Over the past year and half since my diagnosis, I’d managed to avoid my closet. For quite a while I avoided it because my wardrobe became extremely limited. I had lost a lot of strength and mobility so I resorted to wearing stretchy, comfortable clothes that could easily be put on and taken off.
I’d also lost a lot of weight, so I rotated between a couple of pairs of pants because I didn’t have the stamina to shop and really, where was I going anyway? I relocated my limited wardrobe (basically a small pile of clothes) to a place where I could physically reach them since I could no longer reach the shelf in my closet.
The power of letting go
When I regained some strength and mobility I was able to wear more of my clothes. But you know what? I was SO tired of the clothes I wore over and over for months because they were the only clothes I could wear.
And I’ve never been able to gain back the weight I’d lost, so many of the clothes don’t fit.
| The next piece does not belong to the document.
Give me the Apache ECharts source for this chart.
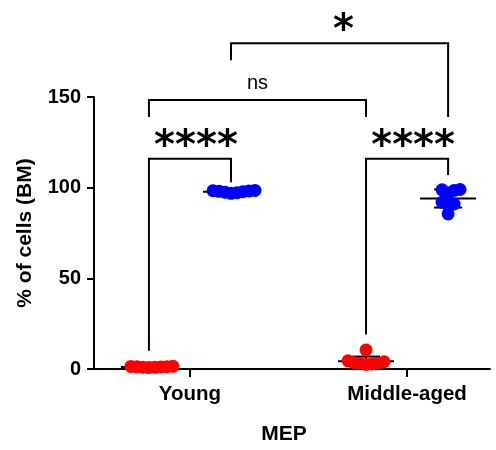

I have shirts and blouses I’ll never wear again because I don’t feel good in them. Some of the muscles in my neck and shoulders have atrophied and certain styles just aren’t flattering anymore. As for my shoes, who am I kidding? I can’t wear the heels anymore. I’m just not 100% steady on my feet.
So I did it. I LET THEM GO. I got rid of all of the things that don’t serve me anymore. Was it easy? No. But it was empowering. Because in letting go, I named my grief. I made peace with what was. But more importantly, I made room – literally and metaphorically – for what can be.